Toplumumuza ne yazık ki silâh zoru ile dayatılan bir anayasa ile çeyrek yüz yıldır yaşıyoruz. Tüm alanlarda tam bir çözülme ve çürüme. Yargıdan eğitime tüm toplumsal sistemlerimiz yetersizlik içinde. Kentler ve kıyılarımız yağmalanmış, kültürel dokusu harap edilmiş, yoksulluk ve çaresizlik kentlerin eteklerinden merkezine doğru hızla yürüyor. Peki, yaşanan alt – üst oluşu, yani bu sosyolojik devrimi, yani bu kahrolası çeyrek yüzyılımızı yansıtan bir sinemamız olduğunu söylemek mümkün mü?
Bir sinemacı için hazine değerinde olan Türkiye halkının acılarını biz filme çekmeyeceksek kim çekecek?
Bu ülkede yaşamıyor muyuz ? Belki de…
Öyleyse: İtalyan opera sanatçısına Gebze’de Mozambikliler tecavüz etti? Hırant Dink’i Şişli’de İtalyanlar öldürdü? 10 yaşındaki okul çocuklarının bileklerini Adana’da Fransızlar kırıyor? 84 yaşındaki İlhan Selçuk’u İstanbul’da Danimarka polisi gözaltına aldı?
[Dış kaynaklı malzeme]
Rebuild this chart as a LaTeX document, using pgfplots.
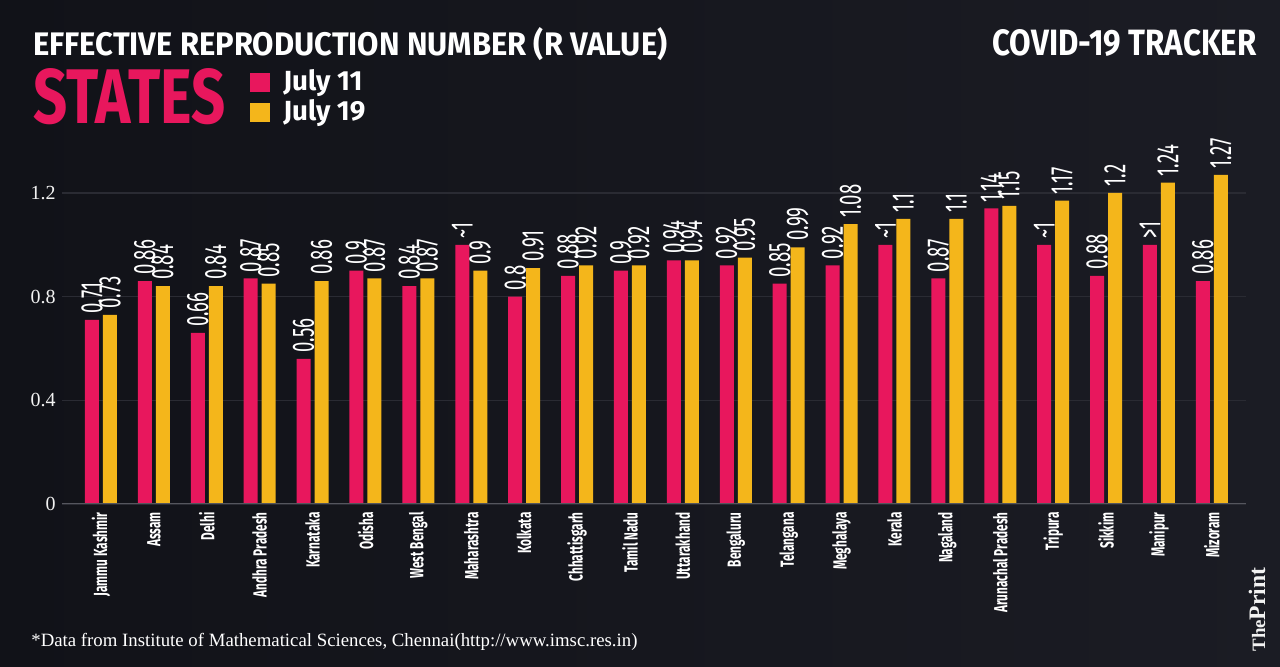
\documentclass[border=0pt]{standalone}
\usepackage{pgfplots}
\pgfplotsset{compat=1.18}
\usepackage{fontspec}
\setmainfont{Liberation Serif}
\newfontfamily\headfont[FakeStretch=0.75]{Fira Sans}
\newfontfamily\valfont[FakeStretch=0.6]{Fira Sans}
\newfontfamily\catfont[FakeStretch=0.62]{Fira Sans}

\definecolor{bgL}{HTML}{111218}
\definecolor{bgR}{HTML}{1B1C24}
\definecolor{rpink}{HTML}{E8175D}
\definecolor{ryellow}{HTML}{F4B61B}
\definecolor{gridc}{HTML}{2A2B33}
\definecolor{axisc}{HTML}{55565E}

\begin{document}
\begin{tikzpicture}
\fill[left color=bgL, right color=bgR] (0,0) rectangle (640pt,333.5pt);

% headings
\node[anchor=base west, inner sep=0pt, text=white] at (16.5pt,305.5pt)
  {\resizebox{317pt}{14pt}{\headfont\bfseries\fontsize{20}{20}\selectfont EFFECTIVE REPRODUCTION NUMBER (R VALUE)}};
\node[anchor=base east, inner sep=0pt, text=white] at (628.5pt,305.5pt)
  {\resizebox{132pt}{13pt}{\headfont\bfseries\fontsize{20}{20}\selectfont COVID-19 TRACKER}};
\node[anchor=base west, inner sep=0pt, text=rpink] at (16.5pt,271.5pt)
  {\resizebox{96pt}{27.5pt}{\headfont\bfseries\fontsize{20}{20}\selectfont STATES}};

% legend
\fill[rpink] (125pt,287.5pt) rectangle (135pt,297pt);
\fill[ryellow] (125pt,272.5pt) rectangle (135pt,282pt);
\node[anchor=base west, inner sep=0pt, text=white] at (141.5pt,288pt)
  {\resizebox{39.5pt}{10.5pt}{\headfont\bfseries\fontsize{14}{14}\selectfont July 11}};
\node[anchor=base west, inner sep=0pt, text=white] at (141.5pt,273pt)
  {\resizebox{41pt}{10.5pt}{\headfont\bfseries\fontsize{14}{14}\selectfont July 19}};

\begin{axis}[
  at={(31pt,81.5pt)}, anchor=south west,
  scale only axis, width=592pt, height=168.5pt,
  ybar=2pt, bar width=7pt,
  xmin=-0.737, xmax=21.645, ymin=0, ymax=1.3,
  xtick={0,...,21},
  xticklabels={Jammu Kashmir, Assam, Delhi, Andhra Pradesh, Karnataka, Odisha,
    West Bengal, Maharashtra, Kolkata, Chhattisgarh, Tamil Nadu, Uttarakhand,
    Bengaluru, Telangana, Meghalaya, Kerala, Nagaland, Arunachal Pradesh,
    Tripura, Sikkim, Manipur, Mizoram},
  ytick={0,0.4,0.8,1.2}, yticklabels={0,0.4,0.8,1.2},
  ymajorgrids, grid style={gridc, line width=0.6pt},
  axis line style={draw=none}, major tick length=0pt,
  xticklabel style={rotate=90, anchor=east, text=white, inner xsep=4pt, inner ysep=0pt,
    font=\catfont\bfseries\fontsize{9.5}{9.5}\selectfont},
  yticklabel style={text=white!90!gray, inner sep=0pt, xshift=-3pt,
    font=\fontsize{10}{10}\selectfont},
  nodes near coords, point meta=explicit symbolic,
  every node near coord/.append style={rotate=90, anchor=west, text=white,
    inner xsep=3pt, inner ysep=0pt, font=\valfont\fontsize{15.5}{15.5}\selectfont},
]
\addplot[fill=rpink, draw=none] coordinates {
  (0,0.71) [0.71] (1,0.86) [0.86] (2,0.66) [0.66] (3,0.87) [0.87]
  (4,0.56) [0.56] (5,0.9) [0.9] (6,0.84) [0.84] (7,1.0) [\textasciitilde 1]
  (8,0.8) [0.8] (9,0.88) [0.88] (10,0.9) [0.9] (11,0.94) [0.94]
  (12,0.92) [0.92] (13,0.85) [0.85] (14,0.92) [0.92] (15,1.0) [\textasciitilde 1]
  (16,0.87) [0.87] (17,1.14) [1.14] (18,1.0) [\textasciitilde 1] (19,0.88) [0.88]
  (20,1.0) [>1] (21,0.86) [0.86]
};
\addplot[fill=ryellow, draw=none] coordinates {
  (0,0.73) [0.73] (1,0.84) [0.84] (2,0.84) [0.84] (3,0.85) [0.85]
  (4,0.86) [0.86] (5,0.87) [0.87] (6,0.87) [0.87] (7,0.9) [0.9]
  (8,0.91) [0.91] (9,0.92) [0.92] (10,0.92) [0.92] (11,0.94) [0.94]
  (12,0.95) [0.95] (13,0.99) [0.99] (14,1.08) [1.08] (15,1.1) [1.1]
  (16,1.1) [1.1] (17,1.15) [1.15] (18,1.17) [1.17] (19,1.2) [1.2]
  (20,1.24) [1.24] (21,1.27) [1.27]
};
\draw[axisc, line width=1.2pt] (axis cs:-0.737,0) -- (axis cs:21.645,0);
\end{axis}

% footnote and logo
\node[anchor=base west, inner sep=0pt, text=white] at (15.5pt,10pt)
  {\resizebox{303pt}{!}{\fontsize{9}{9}\selectfont *Data from Institute of Mathematical Sciences, Chennai(http://www.imsc.res.in)}};
\node[rotate=90, anchor=base west, inner sep=0pt, text=white!90!gray] at (632.5pt,7.5pt)
  {\resizebox{42pt}{!}{\bfseries\fontsize{10}{10}\selectfont{\fontsize{8}{8}\selectfont The}Print}};

\pgfresetboundingbox
\path[use as bounding box] (0,0) rectangle (640pt,333.5pt);
\end{tikzpicture}
\end{document}
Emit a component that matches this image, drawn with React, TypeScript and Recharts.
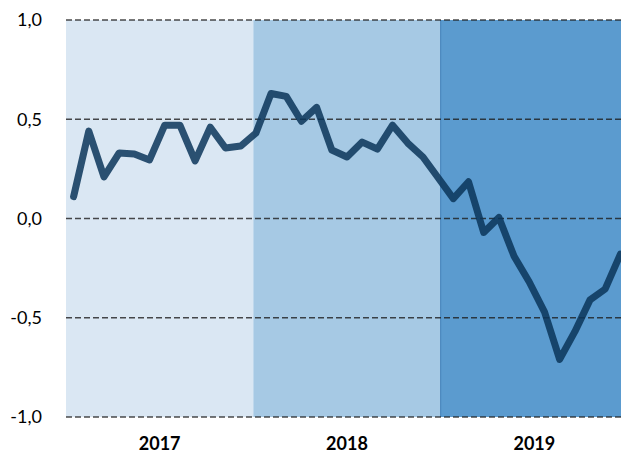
import { LineChart, Line, XAxis, YAxis, ReferenceArea, ReferenceLine } from "recharts";

const months = [
  "01.2017", "02.2017", "03.2017", "04.2017", "05.2017", "06.2017",
  "07.2017", "08.2017", "09.2017", "10.2017", "11.2017", "12.2017",
  "01.2018", "02.2018", "03.2018", "04.2018", "05.2018", "06.2018",
  "07.2018", "08.2018", "09.2018", "10.2018", "11.2018", "12.2018",
  "01.2019", "02.2019", "03.2019", "04.2019", "05.2019", "06.2019",
  "07.2019", "08.2019", "09.2019", "10.2019", "11.2019", "12.2019",
  "01.2020",
];

const values = [
  0.11, 0.44, 0.21, 0.33, 0.325, 0.295, 0.47, 0.47, 0.29, 0.46, 0.355, 0.365,
  0.43, 0.63, 0.615, 0.49, 0.56, 0.345, 0.31, 0.385, 0.35, 0.47, 0.38, 0.31,
  0.205, 0.1, 0.185, -0.07, 0.005, -0.19, -0.32, -0.47, -0.71, -0.57, -0.41, -0.355,
  -0.18,
];

const years = ["2017", "2018", "2019"];
const bandColors = ["#dae7f3", "#a6c9e4", "#5b9bcf"];
const yTicks = [-1, -0.5, 0, 0.5, 1];

const data = months.map((month, i) => ({ month, x: i + 0.5, value: values[i] }));
const bandSize = months.length / years.length;
const yearTicks = years.map((_, k) => (k + 0.5) * bandSize);

const font = "Lato, 'Open Sans', sans-serif";

export default function App() {
  return (
    <div
      style={{
        position: "absolute",
        left: 0,
        top: 0,
        width: 621,
        height: 455,
        overflow: "hidden",
        background: "#fff",
      }}
    >
      <LineChart
        width={628}
        height={455}
        data={data}
        margin={{ top: 20, right: 0, bottom: 8, left: 0 }}
      >
        <XAxis
          type="number"
          dataKey="x"
          domain={[0, months.length]}
          ticks={yearTicks}
          tickFormatter={(v: number) => years[Math.floor(v / bandSize)]}
          axisLine={false}
          tickLine={false}
          tickSize={0}
          tickMargin={20}
          height={30}
          tick={{ fill: "#000", fontSize: 18, fontWeight: 700, fontFamily: font }}
        />
        <YAxis
          domain={[-1, 1]}
          ticks={yTicks}
          tickFormatter={(v: number) => v.toFixed(1).replace(".", ",")}
          axisLine={false}
          tickLine={false}
          tickSize={0}
          tickMargin={24}
          width={66}
          tick={{ fill: "#000", fontSize: 18, fontFamily: font }}
        />
        {years.map((y, k) => (
          <ReferenceArea
            key={y}
            x1={k * bandSize}
            x2={(k + 1) * bandSize}
            y1={-1}
            y2={1}
            fill={bandColors[k]}
            fillOpacity={1}
            stroke="none"
          />
        ))}
        <ReferenceLine x={2 * bandSize} stroke="#3f7fb8" strokeWidth={1} />
        {yTicks.map((t) => (
          <ReferenceLine
            key={t}
            y={t}
            stroke="#1e1e1e"
            strokeOpacity={0.8}
            strokeWidth={1.4}
            strokeDasharray="6 3"
          />
        ))}
        <Line
          type="linear"
          dataKey="value"
          stroke="#0b3559"
          strokeOpacity={0.85}
          strokeWidth={7}
          strokeLinecap="round"
          strokeLinejoin="round"
          dot={false}
          activeDot={false}
          isAnimationActive={false}
        />
      </LineChart>
    </div>
  );
}
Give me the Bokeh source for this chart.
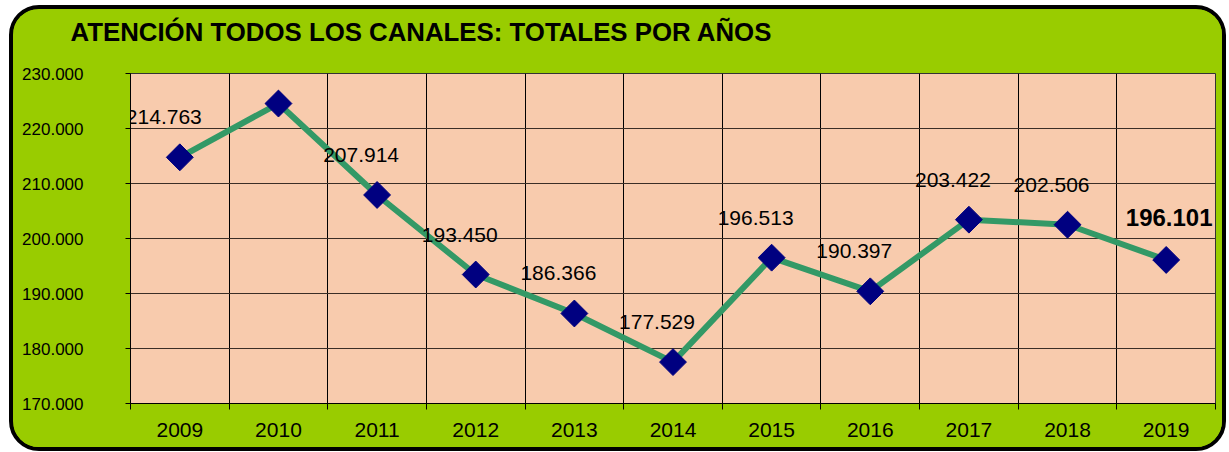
import math
from bokeh.plotting import figure
from bokeh.models import FixedTicker, Title
from bokeh.core.properties import value
from bokeh.embed import file_html
from bokeh.resources import INLINE

# ---- data ----
years = [2009, 2010, 2011, 2012, 2013, 2014, 2015, 2016, 2017, 2018, 2019]
totals = [214763, 224537, 207914, 193450, 186366, 177529, 196513, 190397, 203422, 202506, 196101]
y_ticks = [170000, 180000, 190000, 200000, 210000, 220000, 230000]
y_tick_labels = ["170.000", "180.000", "190.000", "200.000", "210.000", "220.000", "230.000"]
title_text = "ATENCIÓN TODOS LOS CANALES: TOTALES POR AÑOS"

labels = [f"{v:,}".replace(",", ".") for v in totals]
boundaries = [y - 0.5 for y in years] + [years[-1] + 0.5]

FONT = "Liberation Sans"
GREEN_BG = "#99CC00"

p = figure(
    title=None,
    width=1209, height=438,
    x_range=(years[0] - 0.5, years[-1] + 0.5),
    y_range=(y_ticks[0], y_ticks[-1]),
    output_backend="svg", toolbar_location=None,
    min_border_left=117, min_border_right=15, min_border_top=63, min_border_bottom=52,
    background_fill_color="#F8CBAD", border_fill_color=GREEN_BG,
    outline_line_color="#333333", outline_line_width=1,
    styles={"box-sizing": "content-box", "position": "absolute",
            "left": "9px", "top": "5px",
            "border": "4px solid black", "border-radius": "30px",
            "overflow": "hidden", "background-color": GREEN_BG},
)

# spacer panel between the frame and the title, then the title itself
p.add_layout(Title(text=" ", text_font_size="1px", standoff=15), "above")
p.add_layout(Title(text=title_text, text_font=FONT, text_font_size="25.8px",
                   text_font_style="bold", text_color="black", align="left",
                   vertical_align="top", offset=-60, standoff=16), "above")

# x axis
xa = p.xaxis[0]
xa.ticker = FixedTicker(ticks=years, minor_ticks=boundaries)
xa.major_tick_out = 0
xa.major_tick_in = 0
xa.minor_tick_out = 6
xa.minor_tick_in = 0
xa.minor_tick_line_color = "black"
xa.axis_line_color = "black"
xa.major_label_text_font = FONT
xa.major_label_text_font_size = "21px"
xa.major_label_text_color = "black"
xa.major_label_standoff = 13

# y axis
ya = p.yaxis[0]
ya.ticker = FixedTicker(ticks=y_ticks)
ya.major_label_overrides = dict(zip(y_ticks, y_tick_labels))
ya.major_tick_out = 5
ya.major_tick_in = 0
ya.minor_tick_line_color = None
ya.axis_line_color = "black"
ya.major_tick_line_color = "black"
ya.major_label_text_font = FONT
ya.major_label_text_font_size = "17px"
ya.major_label_text_color = "black"
ya.major_label_standoff = 42

# grids
p.xgrid.ticker = FixedTicker(ticks=boundaries)
p.xgrid.grid_line_color = "black"
p.xgrid.grid_line_width = 1
p.ygrid.ticker = FixedTicker(ticks=y_ticks)
p.ygrid.grid_line_color = "#3b2e26"
p.ygrid.grid_line_width = 1

# series
p.line(years, totals, line_color="#339966", line_width=6)
p.scatter(years, totals, marker="square", size=19, angle=math.pi / 4,
          fill_color="#000080", line_color="#000080")

# data labels
p.text(years[:-1], totals[:-1], text=labels[:-1], x_offset=-16, y_offset=-40,
       text_font=value(FONT), text_font_size="21px", text_color="black",
       text_align="center", text_baseline="middle")
p.text(years[-1:], totals[-1:], text=labels[-1:], x_offset=3, y_offset=-42,
       text_font=value(FONT), text_font_size="24px", text_font_style="bold",
       text_color="black", text_align="center", text_baseline="middle")

open("out.html", "w").write(file_html(p, INLINE))
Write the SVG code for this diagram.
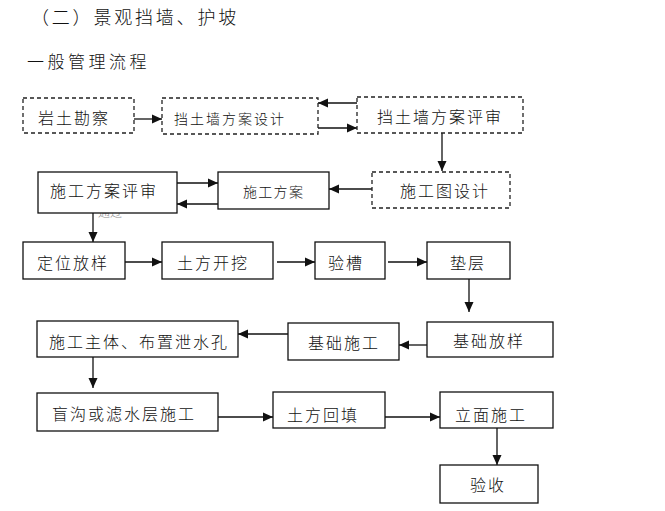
<svg xmlns="http://www.w3.org/2000/svg" width="665" height="511" viewBox="0 0 665 511">
<style>
text{font-family:"Noto Sans CJK SC","Noto Sans CJK JP",sans-serif;fill:#111;dominant-baseline:central;font-weight:300}
.b{fill:#fff;stroke:#111;stroke-width:1.3}
.d{fill:#fff;stroke:#222;stroke-width:1.3;stroke-dasharray:4 3}
.t{font-size:16px;letter-spacing:2px}
.s{font-size:14px;letter-spacing:2px}
.c line{stroke:#111;stroke-width:1.3;marker-end:url(#a)}
</style>
<defs>
<marker id="a" markerUnits="userSpaceOnUse" markerWidth="10" markerHeight="10" viewBox="0 0 10 10" refX="10" refY="5" orient="auto">
<path d="M0,0.5 L10,5 L0,9.5 Z" fill="#111"/>
</marker>
</defs>
<rect width="665" height="511" fill="#fff"/>
<text x="31" y="16" style="font-size:18px;letter-spacing:2.8px">（二）景观挡墙、护坡</text>
<text x="27" y="60" style="font-size:17px;letter-spacing:3.5px">一般管理流程</text>
<text x="98" y="211" style="font-size:12px;fill:#888">通过</text>
<g class="c">
<line x1="134" y1="119" x2="162" y2="119"/>
<line x1="357" y1="103" x2="318" y2="103"/>
<line x1="318" y1="128" x2="357" y2="128"/>
<line x1="442" y1="133" x2="442" y2="171"/>
<line x1="372" y1="189" x2="329" y2="189"/>
<line x1="177" y1="183" x2="218" y2="183"/>
<line x1="218" y1="204" x2="177" y2="204"/>
<line x1="93" y1="213" x2="93" y2="242"/>
<line x1="125" y1="262" x2="162" y2="262"/>
<line x1="277" y1="262" x2="315" y2="262"/>
<line x1="388" y1="262" x2="427" y2="262"/>
<line x1="469" y1="279" x2="469" y2="312"/>
<line x1="427" y1="345" x2="399" y2="345"/>
<line x1="288" y1="334" x2="238" y2="334"/>
<line x1="93" y1="357" x2="93" y2="388"/>
<line x1="218" y1="417" x2="273" y2="417"/>
<line x1="385" y1="417" x2="440" y2="417"/>
<line x1="497" y1="428" x2="497" y2="465"/>
</g>
<g id="n1"><rect class="d" x="23" y="98" width="111" height="35"/><text class="t" x="38" y="117">岩土勘察</text></g>
<g id="n2"><rect class="d" x="162" y="98" width="156" height="36"/><text class="s" x="174" y="118">挡土墙方案设计</text></g>
<g id="n3"><rect class="d" x="357" y="97" width="166" height="36"/><text class="t" x="377" y="116">挡土墙方案评审</text></g>
<g id="n4"><rect class="d" x="372" y="172" width="138" height="36"/><text class="t" x="400" y="190">施工图设计</text></g>
<g id="n5"><rect class="b" x="218" y="172" width="111" height="37"/><text class="s" x="243" y="191" style="letter-spacing:1.3px">施工方案</text></g>
<g id="n6"><rect class="b" x="38" y="172" width="139" height="41"/><text class="t" x="50" y="190">施工方案评审</text></g>
<g id="n7"><rect class="b" x="23" y="242" width="102" height="37"/><text class="t" x="37" y="262">定位放样</text></g>
<g id="n8"><rect class="b" x="162" y="242" width="111" height="37"/><text class="t" x="177" y="262">土方开挖</text></g>
<g id="n9"><rect class="b" x="315" y="242" width="70" height="37"/><text class="t" x="328" y="262">验槽</text></g>
<g id="n10"><rect class="b" x="427" y="242" width="83" height="37"/><text class="t" x="450" y="262">垫层</text></g>
<g id="n11"><rect class="b" x="427" y="322" width="126" height="35"/><text class="t" x="453" y="340">基础放样</text></g>
<g id="n12"><rect class="b" x="288" y="323" width="111" height="37"/><text class="t" x="308" y="342">基础施工</text></g>
<g id="n13"><rect class="b" x="37" y="321" width="201" height="36"/><text class="t" x="49" y="341">施工主体、布置泄水孔</text></g>
<g id="n14"><rect class="b" x="37" y="393" width="181" height="38"/><text class="t" x="52" y="413">盲沟或滤水层施工</text></g>
<g id="n15"><rect class="b" x="273" y="392" width="112" height="36"/><text class="t" x="287" y="414">土方回填</text></g>
<g id="n16"><rect class="b" x="440" y="392" width="113" height="36"/><text class="t" x="455" y="414">立面施工</text></g>
<g id="n17"><rect class="b" x="440" y="465" width="98" height="38"/><text class="t" x="470" y="484">验收</text></g>
</svg>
Hangi ülkede devlet, siyasi iktidarı ile davalı? Hangi ülkede seçim sandığını tarikatlar ve satılık aşiretler belirliyor? Hangi ülkede 40 yaşındaki katiller üniversite öğrencisi kılığında kurşun atıyor? Baharı Karşılama Bayramı hangi ülkede bir korku filmi gibi yaşanıyor? Hangi ülkede her gün darbe oluyor?
Bu sefalet tanıdık geliyor mu? Evet sefaletin sineması değil, sinemanın sefaleti.
(08 Mayıs 2008)
Sabahattin Çetin
Yazınızın bazı bölümlerinde haklısınız. Ama unutmayın ki sinema milyon dolarlara mal olan bir iş. Eğerki sanat sineması yapan bir yönetmen kendi cebinden para harcayıp düşüncelerini bir idealist olarak perdeye yansıtmışsa ve “İzleyici sayısı umrumda değil” diyorsa ona “Bravo” derim. Ama bütün servetini filme yatırıp borçlara giren bir sinemacının bazı yönlerden ticari olmasını eleştirmeniz doğru değil. Yani ticari sinemayıda kategorilere ayırmak gerekir. Hem ticari sinema yapıp hem de memlekete veya dünya meselelerine dair birtakım fikirler ortaya atmakda bir yetenek ve özveridir. Ayrıca az parayla film yaptığı ve sırf politik bir meseleye değindiği için kendine büyük sanatçı diyen onlarca sinemacımız da var, onları da unutmayalım!… Öncelikle yapılan filmin sinemasal ve sanatsal estetiği arasındaki bütünlüğe bakmak lâzım, gişeye veya bütçeye değil… Bu benim fikrim vesselâm!